>>>>>

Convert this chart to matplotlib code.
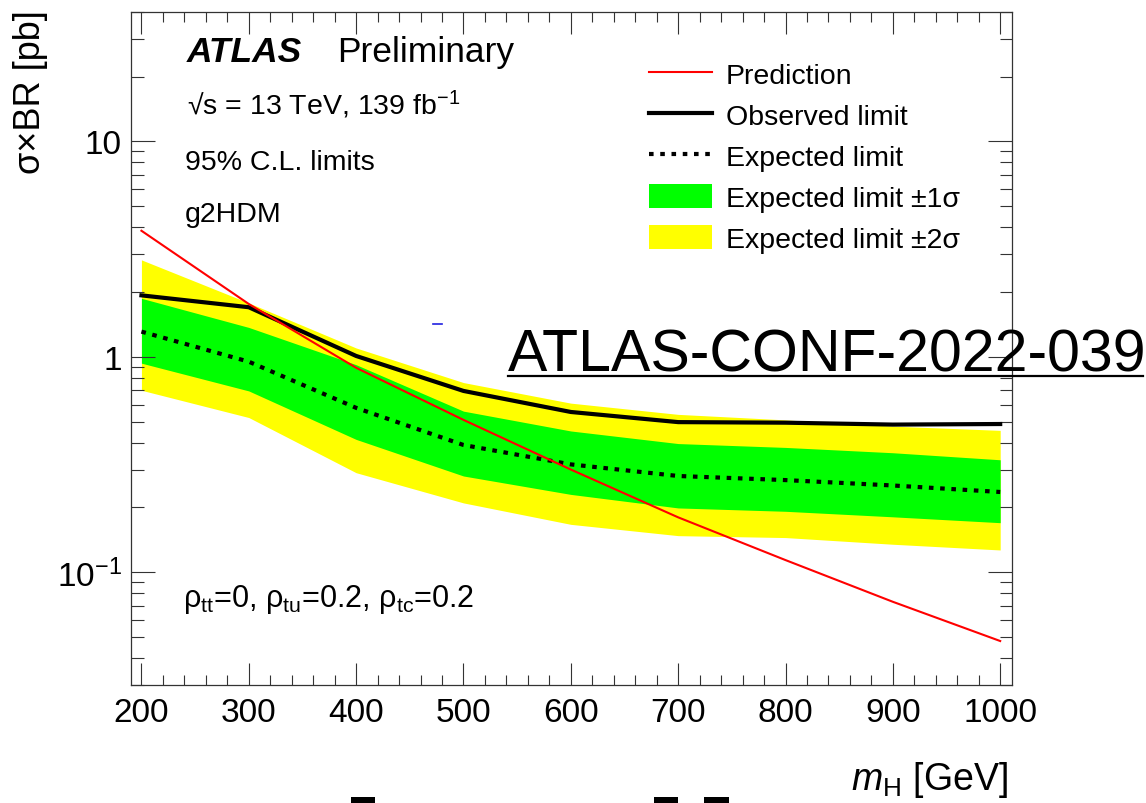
import numpy as np
import matplotlib
matplotlib.use("Agg")
import matplotlib.pyplot as plt
from matplotlib.lines import Line2D
from matplotlib.patches import Patch, Rectangle

plt.rcParams['font.family'] = ['Liberation Sans', 'DejaVu Sans']
plt.rcParams['mathtext.fontset'] = 'custom'
plt.rcParams['mathtext.rm'] = 'Liberation Sans'
plt.rcParams['mathtext.it'] = 'Liberation Sans:italic'
plt.rcParams['mathtext.bf'] = 'Liberation Sans:bold'

# values
mass = [200, 300, 400, 500, 600, 700, 800, 900, 1000]
prediction = [3.85, 1.76, 0.89, 0.51, 0.30, 0.18, 0.114, 0.073, 0.048]
observed = [1.93, 1.70, 1.01, 0.695, 0.555, 0.498, 0.495, 0.485, 0.488]
expected = [1.31, 0.95, 0.58, 0.39, 0.317, 0.28, 0.268, 0.253, 0.236]
sig1_lo = [0.935, 0.695, 0.414, 0.28, 0.23, 0.199, 0.192, 0.181, 0.17]
sig1_hi = [1.87, 1.37, 0.92, 0.56, 0.453, 0.396, 0.38, 0.359, 0.333]
sig2_lo = [0.70, 0.523, 0.29, 0.21, 0.167, 0.148, 0.145, 0.135, 0.127]
sig2_hi = [2.82, 1.78, 1.10, 0.76, 0.61, 0.541, 0.51, 0.477, 0.456]

W, H = 1146, 804
fig = plt.figure(figsize=(W / 100, H / 100), dpi=100)
ax = fig.add_axes([130.7 / W, 1 - 686 / H, (1012 - 130.7) / W, (686 - 12.7) / H])

ax.fill_between(mass, sig2_lo, sig2_hi, color='#ffff00', lw=0)
ax.fill_between(mass, sig1_lo, sig1_hi, color='#00ff00', lw=0)
ax.plot(mass, expected, color='black', lw=3, ls=(0, (1.1, 1.6)))
ax.plot(mass, observed, color='black', lw=3)
ax.plot(mass, prediction, color='#ff0000', lw=1.5)

ax.set_yscale('log')
ax.set_xlim(190, 1011)
ax.set_ylim(0.03, 40)
ax.set_xticks(np.arange(200, 1001, 100))
ax.set_xticks(np.arange(200, 1001, 20), minor=True)
ax.set_yticks([0.1, 1, 10])
ax.set_yticklabels(['$10^{-1}$', '1', '10'])
ax.tick_params(which='both', direction='in', top=True, right=True, width=0.8,
               color='#333333', labelsize=24)
ax.tick_params(axis='x', which='major', length=15.6, pad=8.5)
ax.tick_params(axis='x', which='minor', length=7.2)
ax.tick_params(axis='y', which='major', length=17, pad=6.5)
ax.tick_params(axis='y', which='minor', length=9, labelleft=False)
for s in ax.spines.values():
    s.set_linewidth(0.9)
    s.set_color('#333333')

handles = [Line2D([], [], color='#ff0000', lw=1.5),
           Line2D([], [], color='black', lw=3),
           Line2D([], [], color='black', lw=3, ls=(0, (1.1, 1.6))),
           Patch(color='#00ff00', lw=0),
           Patch(color='#ffff00', lw=0)]
labels = ['Prediction', 'Observed limit', 'Expected limit',
          'Expected limit \u00b11\u03c3', 'Expected limit \u00b12\u03c3']
fig.legend(handles, labels, loc='upper left', bbox_to_anchor=(649 / W, 1 - 62 / H),
           frameon=False, fontsize=20.5, handlelength=2.2, handleheight=0.95,
           handletextpad=0.5, labelspacing=0.45, borderpad=0, borderaxespad=0)

fig.text(187 / W, 1 - 61.7 / H, 'ATLAS', fontsize=25.5, fontweight='bold',
         fontstyle='italic', va='baseline')
fig.text(337 / W, 1 - 61.7 / H, 'Preliminary', fontsize=25.5, va='baseline')
fig.text(187 / W, 1 - 115 / H, '\u221as = 13 TeV, 139 fb$^{-1}$', fontsize=20.5, va='baseline')
fig.text(185 / W, 1 - 170 / H, '95% C.L. limits', fontsize=20.5, va='baseline')
fig.text(185 / W, 1 - 221.7 / H, 'g2HDM', fontsize=20.5, va='baseline')
fig.text(183 / W, 1 - 606.7 / H,
         '\u03c1$_{\\mathrm{tt}}$=0, \u03c1$_{\\mathrm{tu}}$=0.2, \u03c1$_{\\mathrm{tc}}$=0.2',
         fontsize=22, va='baseline')

fig.text(31 / W, 1 - 10 / H, '\u03c3\u00d7BR [pb]', fontsize=26, rotation=90,
         ha='center', va='top')
fig.text(1008 / W, 1 - 790 / H, '$m_{\\mathrm{H}}$ [GeV]', fontsize=27,
         ha='right', va='baseline')

# reference stamp drawn over the plot
fig.text(508 / W, 1 - 371.7 / H, 'ATLAS-CONF-2022-039', fontsize=42.5, va='baseline')
fig.add_artist(Line2D([508 / W, 1143 / W], [1 - 377 / H, 1 - 377 / H],
                      color='black', lw=1.6))

# screenshot leftovers
fig.add_artist(Line2D([433 / W, 441.5 / W], [1 - 325 / H, 1 - 325 / H], color='#2020e0', lw=1.2))
for x0, x1 in [(351, 375), (654, 678), (704, 729)]:
    fig.add_artist(Rectangle((x0 / W, 0), (x1 - x0) / W, 6 / H, color='black', lw=0))

fig.savefig('out.png', dpi=100)
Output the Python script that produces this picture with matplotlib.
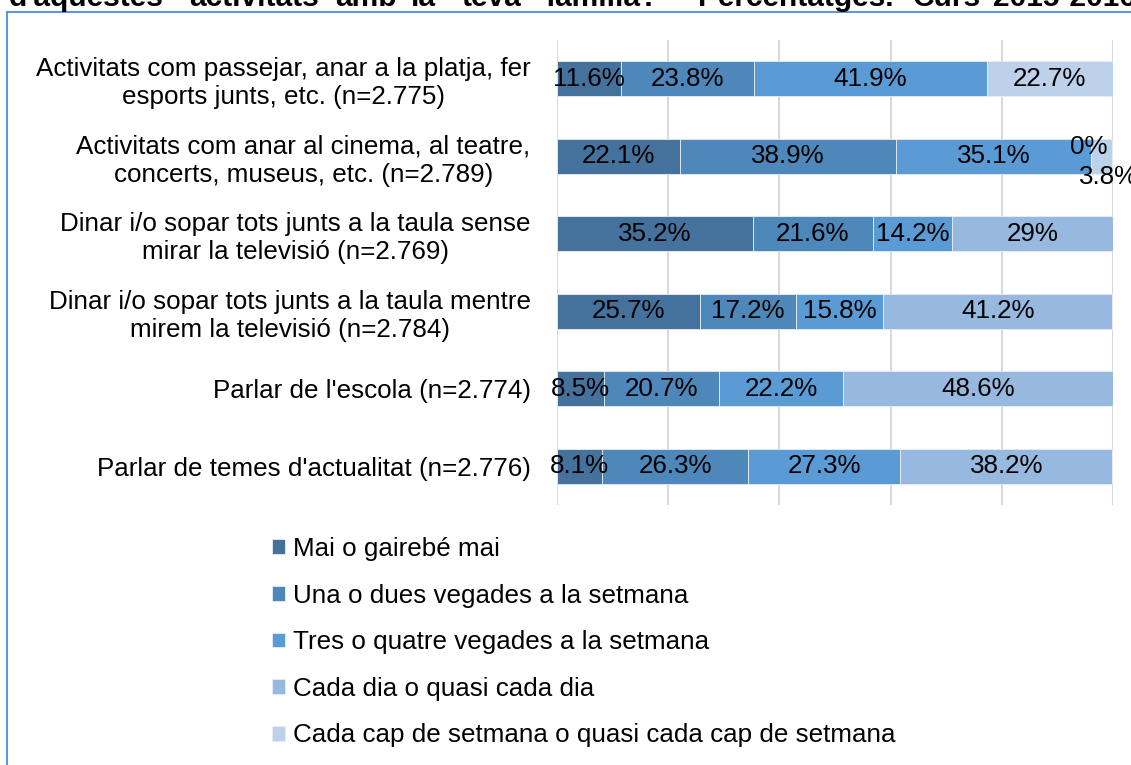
import numpy as np
import matplotlib
matplotlib.use("Agg")
import matplotlib.pyplot as plt
from matplotlib.patches import Rectangle

plt.rcParams['font.family'] = ['Liberation Sans', 'DejaVu Sans']

categories = [
    "Activitats com passejar, anar a la platja, fer\nesports junts, etc. (n=2.775)",
    "Activitats com anar al cinema, al teatre,\nconcerts, museus, etc. (n=2.789)",
    "Dinar i/o sopar tots junts a la taula sense\nmirar la televisió (n=2.769)",
    "Dinar i/o sopar tots junts a la taula mentre\nmirem la televisió (n=2.784)",
    "Parlar de l'escola (n=2.774)",
    "Parlar de temes d'actualitat (n=2.776)",
]
series_names = [
    "Mai o gairebé mai",
    "Una o dues vegades a la setmana",
    "Tres o quatre vegades a la setmana",
    "Cada dia o quasi cada dia",
    "Cada cap de setmana o quasi cada cap de setmana",
]
mai = [11.6, 22.1, 35.2, 25.7, 8.5, 8.1]
una_dues = [23.8, 38.9, 21.6, 17.2, 20.7, 26.3]
tres_quatre = [41.9, 35.1, 14.2, 15.8, 22.2, 27.3]
cada_dia = [np.nan, 0.0, 29.0, 41.2, 48.6, 38.2]
cap_setmana = [22.7, 3.8, np.nan, np.nan, np.nan, np.nan]
colors = ['#44729D', '#4E87BA', '#5B9BD5', '#97B9E0', '#BDD1EA']

# title is cut off at the top of the original image (justified words)
title_words = ["d'aquestes", "activitats", "amb", "la", "teva", "família?",
               "Percentatges.", "Curs", "2015-2016"]
title_x = [9, 189, 335, 411, 462, 545, 698, 913, 993]

# label nudges (pixels) where the original chart moved labels away
nudges = {(1, 3): (-3, 9), (1, 4): (7, -21)}

fs = 18.7
fig = plt.figure(figsize=(11.31, 7.65), dpi=100)
ax = fig.add_axes([557 / 1131, 1 - 505 / 765, 556 / 1131, 465 / 765])

data = [mai, una_dues, tres_quatre, cada_dia, cap_setmana]
y = np.arange(len(categories))
left = np.zeros(len(categories))
for j, (vals, name, col) in enumerate(zip(data, series_names, colors)):
    v = np.nan_to_num(np.array(vals, dtype=float))
    ax.barh(y, v, left=left, height=0.45, color=col, edgecolor='#E8EEF6',
            linewidth=0.6, label=name, zorder=2)
    for i, val in enumerate(vals):
        if np.isnan(val):
            continue
        dx, dy = nudges.get((i, j), (0, 0))
        txt = f"{val:g}%"
        ax.annotate(txt, (left[i] + v[i] / 2, y[i]),
                    xytext=(dx * 0.72, dy * 0.72), textcoords='offset points',
                    ha='center', va='center', fontsize=fs, color='black',
                    zorder=3, annotation_clip=False)
    left += v

ax.set_xlim(0, 100)
ax.set_ylim(len(categories) - 0.5, -0.5)
ax.set_xticks(np.arange(0, 101, 20))
ax.set_xticklabels([])
ax.grid(axis='x', color='#D9D9D9', linewidth=1.5, zorder=0)
ax.set_axisbelow(True)
ax.tick_params(axis='both', length=0)
ax.tick_params(axis='y', pad=19)
ax.set_yticks(y)
ax.set_yticklabels(categories, fontsize=fs, multialignment='center')
for s in ax.spines.values():
    s.set_visible(False)

fig.legend(loc='upper left', bbox_to_anchor=(272 / 1131, 1 - 537 / 765),
           frameon=False, fontsize=fs, handlelength=0.5, handleheight=0.5,
           handletextpad=0.3, labelspacing=0.87, borderpad=0, borderaxespad=0)

for w, xp in zip(title_words, title_x):
    fig.text(xp / 1131, 1 - 6 / 765, w, fontsize=21.5, fontweight='bold',
             ha='left', va='baseline')
fig.patches.append(Rectangle((7 / 1131, -0.1), 2, 1 - 12 / 765 + 0.1,
                             transform=fig.transFigure, fill=False,
                             edgecolor='#5B9BD5', linewidth=1.5))

fig.savefig("out.png", dpi=100)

<<<<<

> [Task to complete] Using the entries above, find all lines with "this". Copy them.

> [Task output]
Convert this chart to matplotlib code.
Output the Python script that produces this picture with matplotlib.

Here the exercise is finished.